AWR in court: one for, one against

Two recent legal cases involving the interpretation of the Agency Workers Regulations (AWR) have seen one decision in favour of a recruiter and another against, Recruiter learns.
Thu, 10 Jan 2012

Two recent legal cases involving the interpretation of the Agency Workers Regulations (AWR) have seen one decision in favour of a recruiter and another against, Recruiter learns.

A case settled late last year by the Public and Commercial Services Union (PCS) involved four claimants, who had been placed by recruiter Kelly Services at computing hardware firm Hewlett Packard’s (HP’s) Norcross Lane print works near Blackpool – with the union winning the workers a pay rise and greater holiday pay.

But recruitment company Monarch Personnel Refueling had more success when a number of its temporary workers challenged its use of a Swedish derogation contract – with law firm Brabners Chaffe Street defending it successfully.

The Swedish derogation exemption takes temporary workers outside the scope of the AWR specifically to avoid paying them equally.

Brabners employment partner Paul Chamberlain says the case is “particularly important for businesses operating in the recruitment sector who wish to rely on it [Swedish derogation]”.

He continues: “Although this case involved only a small number of temporary workers, there are many recruitment businesses out there that will use hundreds of workers on such contracts, therefore the importance of getting the content of the contract and the right approach is crucial.

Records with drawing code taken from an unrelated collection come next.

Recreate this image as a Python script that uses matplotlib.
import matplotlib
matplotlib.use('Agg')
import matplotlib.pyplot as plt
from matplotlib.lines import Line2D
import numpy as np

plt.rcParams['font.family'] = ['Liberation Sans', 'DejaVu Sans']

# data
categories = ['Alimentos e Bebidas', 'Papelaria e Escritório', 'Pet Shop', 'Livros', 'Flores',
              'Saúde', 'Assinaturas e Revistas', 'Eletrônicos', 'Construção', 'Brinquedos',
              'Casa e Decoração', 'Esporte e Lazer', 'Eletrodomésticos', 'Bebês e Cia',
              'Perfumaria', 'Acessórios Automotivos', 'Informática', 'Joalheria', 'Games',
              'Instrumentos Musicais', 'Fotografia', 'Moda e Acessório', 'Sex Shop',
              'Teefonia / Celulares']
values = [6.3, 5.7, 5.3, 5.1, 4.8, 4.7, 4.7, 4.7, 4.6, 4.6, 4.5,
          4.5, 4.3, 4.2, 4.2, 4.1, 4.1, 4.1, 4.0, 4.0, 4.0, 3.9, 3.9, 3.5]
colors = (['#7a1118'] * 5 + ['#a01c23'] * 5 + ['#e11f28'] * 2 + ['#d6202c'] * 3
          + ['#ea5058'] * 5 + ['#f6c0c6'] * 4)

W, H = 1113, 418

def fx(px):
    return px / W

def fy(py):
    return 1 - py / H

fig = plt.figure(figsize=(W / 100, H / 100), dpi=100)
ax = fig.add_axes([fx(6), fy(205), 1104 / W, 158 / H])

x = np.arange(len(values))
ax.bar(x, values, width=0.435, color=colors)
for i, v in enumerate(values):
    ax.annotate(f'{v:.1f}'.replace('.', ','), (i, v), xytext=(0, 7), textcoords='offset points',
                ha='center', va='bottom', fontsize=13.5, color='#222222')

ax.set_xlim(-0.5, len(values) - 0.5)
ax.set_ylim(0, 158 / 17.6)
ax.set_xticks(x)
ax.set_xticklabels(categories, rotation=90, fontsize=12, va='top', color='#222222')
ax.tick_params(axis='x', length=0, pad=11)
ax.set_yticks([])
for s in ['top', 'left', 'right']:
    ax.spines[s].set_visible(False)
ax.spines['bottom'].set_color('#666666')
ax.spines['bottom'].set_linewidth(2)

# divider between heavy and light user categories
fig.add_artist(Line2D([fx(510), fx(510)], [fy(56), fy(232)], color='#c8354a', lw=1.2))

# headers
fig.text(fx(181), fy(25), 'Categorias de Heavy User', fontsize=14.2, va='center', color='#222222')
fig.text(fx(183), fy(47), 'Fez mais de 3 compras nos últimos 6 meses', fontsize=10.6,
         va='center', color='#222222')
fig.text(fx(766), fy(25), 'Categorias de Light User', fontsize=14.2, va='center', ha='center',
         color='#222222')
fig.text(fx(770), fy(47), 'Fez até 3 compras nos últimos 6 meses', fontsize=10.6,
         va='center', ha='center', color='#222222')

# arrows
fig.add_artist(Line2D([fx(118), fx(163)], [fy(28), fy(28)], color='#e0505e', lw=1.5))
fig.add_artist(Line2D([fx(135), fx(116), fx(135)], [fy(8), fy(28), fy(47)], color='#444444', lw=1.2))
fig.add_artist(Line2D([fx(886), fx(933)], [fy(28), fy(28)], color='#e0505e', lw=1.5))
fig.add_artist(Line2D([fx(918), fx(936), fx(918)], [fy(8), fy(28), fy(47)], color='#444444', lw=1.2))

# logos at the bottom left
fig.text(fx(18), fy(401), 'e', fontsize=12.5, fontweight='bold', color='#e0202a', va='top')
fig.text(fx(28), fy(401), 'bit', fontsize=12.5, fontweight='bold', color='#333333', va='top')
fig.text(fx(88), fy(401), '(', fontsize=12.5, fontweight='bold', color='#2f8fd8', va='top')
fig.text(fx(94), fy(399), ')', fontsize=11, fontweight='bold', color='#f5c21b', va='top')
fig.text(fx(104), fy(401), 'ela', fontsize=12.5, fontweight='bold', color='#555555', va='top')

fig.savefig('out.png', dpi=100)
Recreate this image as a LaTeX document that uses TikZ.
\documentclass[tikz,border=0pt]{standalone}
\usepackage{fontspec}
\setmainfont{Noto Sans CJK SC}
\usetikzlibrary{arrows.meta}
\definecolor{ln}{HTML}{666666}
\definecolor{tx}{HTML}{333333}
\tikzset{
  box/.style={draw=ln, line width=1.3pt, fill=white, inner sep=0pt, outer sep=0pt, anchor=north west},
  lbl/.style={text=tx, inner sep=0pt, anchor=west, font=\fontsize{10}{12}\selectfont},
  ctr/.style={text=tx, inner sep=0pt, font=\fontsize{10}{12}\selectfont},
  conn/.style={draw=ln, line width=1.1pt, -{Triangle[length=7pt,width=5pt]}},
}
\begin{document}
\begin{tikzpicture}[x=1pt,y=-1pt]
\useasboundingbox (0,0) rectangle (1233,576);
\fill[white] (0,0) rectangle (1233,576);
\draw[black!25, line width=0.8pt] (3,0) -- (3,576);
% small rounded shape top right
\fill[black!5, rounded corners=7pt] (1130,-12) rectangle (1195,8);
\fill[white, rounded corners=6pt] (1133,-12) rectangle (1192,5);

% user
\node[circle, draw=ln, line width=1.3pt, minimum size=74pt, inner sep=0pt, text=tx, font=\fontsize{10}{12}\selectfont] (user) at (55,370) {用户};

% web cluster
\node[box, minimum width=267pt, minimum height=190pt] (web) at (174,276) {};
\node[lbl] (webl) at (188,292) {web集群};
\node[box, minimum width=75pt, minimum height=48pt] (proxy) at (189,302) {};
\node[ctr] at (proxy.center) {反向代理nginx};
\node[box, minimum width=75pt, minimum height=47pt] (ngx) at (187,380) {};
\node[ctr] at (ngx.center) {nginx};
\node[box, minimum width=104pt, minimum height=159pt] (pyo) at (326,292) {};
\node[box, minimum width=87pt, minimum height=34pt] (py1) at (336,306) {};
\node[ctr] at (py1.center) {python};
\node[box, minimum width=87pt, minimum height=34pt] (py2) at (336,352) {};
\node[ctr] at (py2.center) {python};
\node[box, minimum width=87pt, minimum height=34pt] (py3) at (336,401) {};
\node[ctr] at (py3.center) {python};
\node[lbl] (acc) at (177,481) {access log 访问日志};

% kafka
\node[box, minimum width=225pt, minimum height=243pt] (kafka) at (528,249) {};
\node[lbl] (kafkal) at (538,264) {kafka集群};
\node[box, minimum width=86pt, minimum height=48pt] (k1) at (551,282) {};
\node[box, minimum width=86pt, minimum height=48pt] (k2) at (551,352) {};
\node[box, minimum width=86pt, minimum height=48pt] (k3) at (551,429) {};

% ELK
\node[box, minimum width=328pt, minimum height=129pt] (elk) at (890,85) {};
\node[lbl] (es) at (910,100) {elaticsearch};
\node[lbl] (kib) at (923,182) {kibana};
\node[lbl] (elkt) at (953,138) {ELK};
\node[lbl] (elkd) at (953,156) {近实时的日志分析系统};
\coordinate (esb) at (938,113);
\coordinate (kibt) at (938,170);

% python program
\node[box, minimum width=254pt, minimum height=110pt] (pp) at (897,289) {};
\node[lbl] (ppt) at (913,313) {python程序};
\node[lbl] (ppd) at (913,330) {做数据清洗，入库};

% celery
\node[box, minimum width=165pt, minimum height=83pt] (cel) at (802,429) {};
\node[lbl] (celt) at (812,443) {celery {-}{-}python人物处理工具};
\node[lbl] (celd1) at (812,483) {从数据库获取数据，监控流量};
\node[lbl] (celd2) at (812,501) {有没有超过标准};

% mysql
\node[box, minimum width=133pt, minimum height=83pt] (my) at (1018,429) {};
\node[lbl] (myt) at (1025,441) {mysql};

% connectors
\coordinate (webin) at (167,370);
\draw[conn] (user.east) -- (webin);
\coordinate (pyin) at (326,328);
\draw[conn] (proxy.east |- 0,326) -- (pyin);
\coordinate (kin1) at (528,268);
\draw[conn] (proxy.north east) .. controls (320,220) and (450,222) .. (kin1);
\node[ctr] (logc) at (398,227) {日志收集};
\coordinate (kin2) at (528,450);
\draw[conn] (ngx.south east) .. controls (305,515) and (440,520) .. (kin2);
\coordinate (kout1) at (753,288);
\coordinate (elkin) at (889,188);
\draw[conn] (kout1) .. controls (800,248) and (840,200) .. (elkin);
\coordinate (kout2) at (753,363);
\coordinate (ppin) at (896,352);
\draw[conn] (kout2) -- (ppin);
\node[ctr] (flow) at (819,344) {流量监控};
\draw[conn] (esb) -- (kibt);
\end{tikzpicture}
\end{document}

The impact of getting it wrong would be very costly to a recruitment business as all temporary workers affected could try to claim equal pay.”

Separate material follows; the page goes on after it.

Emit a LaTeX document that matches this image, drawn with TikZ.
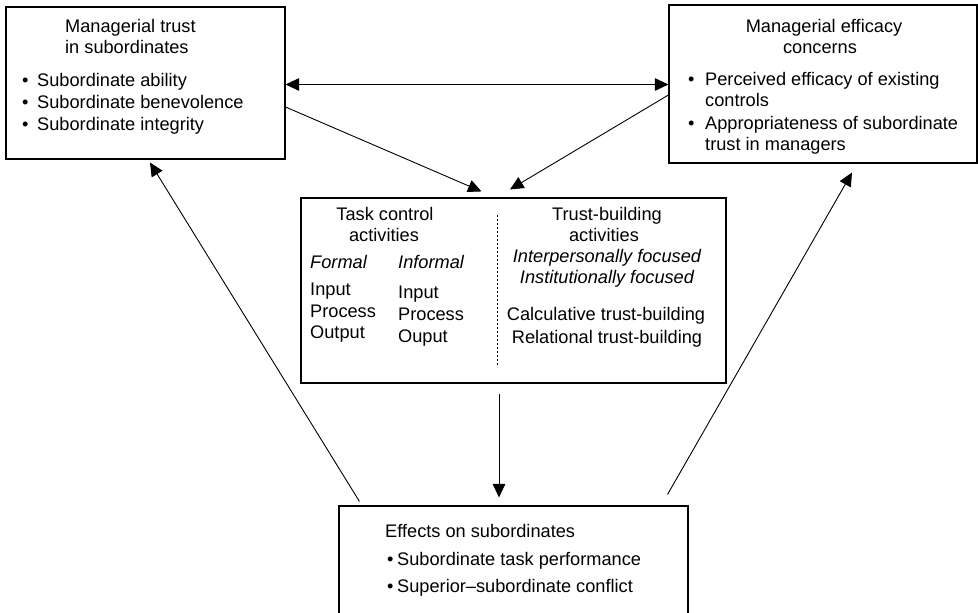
\documentclass[tikz,border=0pt]{standalone}
\usepackage{fontspec}
\setmainfont{Liberation Sans}
\usetikzlibrary{arrows.meta}
\begin{document}
\begin{tikzpicture}[x=1pt,y=-1pt,
  box/.style={draw, line width=1.1pt, inner sep=0pt},
  txt/.style={inner sep=0pt, anchor=base west, font=\fontsize{18.2}{21.7}\selectfont},
  ctxt/.style={txt, anchor=base},
  itxt/.style={txt, font=\fontsize{18.2}{21.7}\selectfont\itshape},
  ictxt/.style={itxt, anchor=base},
  conn/.style={line width=0.9pt, -{Triangle[length=13.5pt,width=12.5pt]}},
  dconn/.style={line width=0.9pt, {Triangle[length=13.5pt,width=12.5pt]}-{Triangle[length=13.5pt,width=12.5pt]}},
]
\useasboundingbox (0,0) rectangle (978,613);

% boxes
\node[box, minimum width=279pt, minimum height=152pt] (L) at (145.5,83) {};
\node[box, minimum width=308pt, minimum height=158pt] (R) at (823,84) {};
\node[box, minimum width=425pt, minimum height=185pt] (M) at (513.5,290.5) {};
\node[box, minimum width=349pt, minimum height=124pt] (B) at (513.5,568) {};

% left box text
\node[txt] (l1) at (65,32) {Managerial trust};
\node[txt] (l2) at (65,53.5) {in subordinates};
\node[txt] (lb1) at (22,86) {•};
\node[txt] (l3) at (37,86) {Subordinate ability};
\node[txt] (lb2) at (22,108) {•};
\node[txt] (l4) at (37,108) {Subordinate benevolence};
\node[txt] (lb3) at (22,130) {•};
\node[txt] (l5) at (37,130) {Subordinate integrity};

% right box text
\node[ctxt] (r1) at (824,32) {Managerial efficacy};
\node[ctxt] (r2) at (820,53) {concerns};
\node[txt] (rb1) at (688,85) {•};
\node[txt] (r3) at (705,85) {Perceived efficacy of existing};
\node[txt] (r4) at (705,106) {controls};
\node[txt] (rb2) at (688,129) {•};
\node[txt] (r5) at (705,129) {Appropriateness of subordinate};
\node[txt] (r6) at (705,150) {trust in managers};

% middle box text
\node[ctxt] (m1) at (385,220) {Task control};
\node[ctxt] (m2) at (384,241) {activities};
\node[itxt] (m3) at (310,268) {Formal};
\node[itxt] (m4) at (398,268) {Informal};
\node[txt] (m5) at (310,295) {Input};
\node[txt] (m6) at (310,317) {Process};
\node[txt] (m7) at (310,338) {Output};
\node[txt] (m8) at (398,298) {Input};
\node[txt] (m9) at (398,320) {Process};
\node[txt] (m10) at (398,342) {Ouput};
\node[ctxt] (n1) at (607,220) {Trust-building};
\node[ctxt] (n2) at (604,241) {activities};
\node[ictxt] (n3) at (607,262) {Interpersonally focused};
\node[ictxt] (n4) at (607,283) {Institutionally focused};
\node[ctxt] (n5) at (606,320) {Calculative trust-building};
\node[ctxt] (n6) at (607,343) {Relational trust-building};
\draw[line width=0.6pt, dash pattern=on 2pt off 2pt] (497,215) -- (497,367);

% bottom box text
\node[txt] (b1) at (385,537) {Effects on subordinates};
\node[txt] (bb1) at (387,565) {•};
\node[txt] (b2) at (397,565) {Subordinate task performance};
\node[txt] (bb2) at (387,592) {•};
\node[txt] (b3) at (397,592) {Superior–subordinate conflict};

% connectors
\draw[dconn] ([yshift=-1.5pt]L.east) -- ([yshift=-0.5pt]R.west);
\draw[conn] ([yshift=-24pt]L.east) -- ([shift={(-32pt,6pt)}]M.north);
\draw[conn] ([yshift=-11pt]R.west) -- ([shift={(-3.5pt,8pt)}]M.north);
\draw[conn] ([shift={(-14.5pt,-10pt)}]M.south) -- ([shift={(-14.5pt,8pt)}]B.north);
\draw[conn] ([shift={(21pt,4pt)}]B.north west) -- ([shift={(4.5pt,-3pt)}]L.south);
\draw[conn] ([shift={(-21pt,11pt)}]B.north east) -- ([shift={(29pt,-9pt)}]R.south);
\end{tikzpicture}
\end{document}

According to a spokesperson for PCS, the four workers had all been employed prior to 1 October 2011 by Kelly Services at HP, with lengths of service ranging from 15 months to four years.

The workers asked for equal pay with regular full time employees, having been given a pay rise that only took them to them same level as permanent employees who were on lower wages because of performance issues. The claimants were given a pay rise to £7.98 an hour and the tribunal ruled holiday pay must be calculated on the basis of equal pay.

• In the November 2012 edition of Recruiter the AWR was called a “pointless piece of red tape” by Stefan Martin, a partner with law firm Allen & Overy.